Ces dernières années, on constate que les entreprises ont un réel problème de fidélisation des compétences. D’où la nécessité pour elles de revoir leur politique RH. Si certaines n’ont pu retenir leurs salariés, c’est parce qu’elles n’ont pas pu suivre les pratiques du marché en terme de rémunération ou n’ont pu trouver d’autres moyens de motivation.
Jusqu’où peut-on être loyal?
On l’est quand les deux parties respectent leurs obligations et devoirs. La loyauté n’est pas à sens unique. Les comportements loyaux doivent être partagés et respectés par tout le monde. La loyauté s’arrête quand le système de management est biaisé.
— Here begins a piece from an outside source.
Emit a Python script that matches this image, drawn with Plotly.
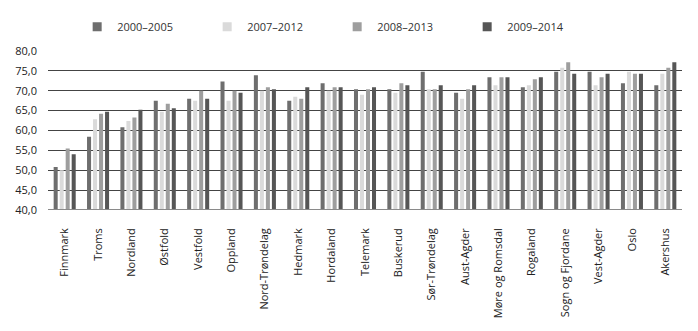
import plotly.graph_objects as go

categories = ["Finnmark", "Troms", "Nordland", "Østfold", "Vestfold", "Oppland",
              "Nord-Trøndelag", "Hedmark", "Hordaland", "Telemark", "Buskerud",
              "Sør-Trøndelag", "Aust-Agder", "Møre og Romsdal", "Rogaland",
              "Sogn og Fjordane", "Vest-Agder", "Oslo", "Akershus"]

s2000_2005 = [50.8, 58.4, 60.8, 67.5, 68.0, 72.3, 73.9, 67.5, 71.9, 70.4, 70.4,
              74.8, 69.5, 73.4, 70.9, 74.8, 74.8, 71.9, 71.4]
s2007_2012 = [50.0, 62.8, 62.4, 64.7, 67.5, 67.5, 70.0, 68.5, 70.0, 69.0, 69.5,
              70.4, 68.0, 71.4, 71.4, 75.8, 71.4, 74.8, 74.3]
s2008_2013 = [55.5, 64.2, 63.3, 66.7, 70.0, 70.0, 70.9, 68.0, 70.9, 70.4, 71.9,
              70.4, 70.4, 73.4, 72.9, 77.2, 73.4, 74.3, 75.8]
s2009_2014 = [54.0, 64.7, 65.2, 65.6, 68.0, 69.5, 70.4, 70.9, 70.9, 70.9, 71.4,
              71.4, 71.4, 73.4, 73.4, 74.3, 74.3, 74.3, 77.2]

series_names = ["2000–2005", "2007–2012", "2008–2013", "2009–2014"]
series_values = [s2000_2005, s2007_2012, s2008_2013, s2009_2014]
colors = ["#6e6e6e", "#dadada", "#9e9e9e", "#565656"]

font_family = "Open Sans, DejaVu Sans, sans-serif"

fig = go.Figure()
for name, vals, col in zip(series_names, series_values, colors):
    fig.add_trace(go.Bar(x=categories, y=vals, name=name, marker_color=col,
                         marker_line_width=0, showlegend=False))
    fig.add_trace(go.Scatter(x=[None], y=[None], mode="markers", name=name,
                             marker=dict(symbol="square", size=9, color=col),
                             showlegend=True))

fig.update_layout(
    width=698, height=331,
    margin=dict(l=48, r=16, t=47, b=121),
    paper_bgcolor="white", plot_bgcolor="white",
    barmode="group", bargap=0.28, bargroupgap=0.33,
    separators=",.",
    font=dict(family=font_family, size=11, color="#333333"),
    legend=dict(orientation="h", x=0.046, y=1.153, xanchor="left", yanchor="middle",
                entrywidth=85, entrywidthmode="pixels", itemwidth=30,
                font=dict(size=11, color="#333333")),
    xaxis=dict(tickangle=-90, showgrid=False, showline=False, ticks="",
               ticklabelstandoff=15,
               tickfont=dict(size=11, color="#222222")),
    yaxis=dict(range=[40, 80], dtick=5, tickformat=".1f", showgrid=True,
               gridcolor="#444444", gridwidth=1, zeroline=False,
               showline=False, ticks="", ticklabelstandoff=10,
               tickfont=dict(size=11, color="#222222")),
)
fig.add_shape(type="line", xref="paper", yref="y", x0=0, x1=1, y0=40, y1=40,
              line=dict(color="#8a8a8a", width=2))

fig.write_html("out.html")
Quand peut-on parler de préjudice pour l’entreprise ? Et comment le sanctionner ?
Quand il y a atteinte à la bonne ambiance, à l’image, quand il y a divulgation de secrets professionnels, diffamation, nuisance gratuite…, il y a préjudice. Mais il est préférable de former les salariés sur les comportements préjudiciables plutôt que de les sanctionner. Certains salariés n’ont aucunement conscience par exemple de la gravité de divulguer un secret de fabrication. Reste à savoir comment sanctionner quelqu’un s’il agit délibérément.
Je crois que ce n’est pas en licenciant un employé pour en recruter un autre que l’on va obtenir de la loyauté. Encore une fois, c’est à l’entreprise de mettre en place un cadre favorable à son renforcement.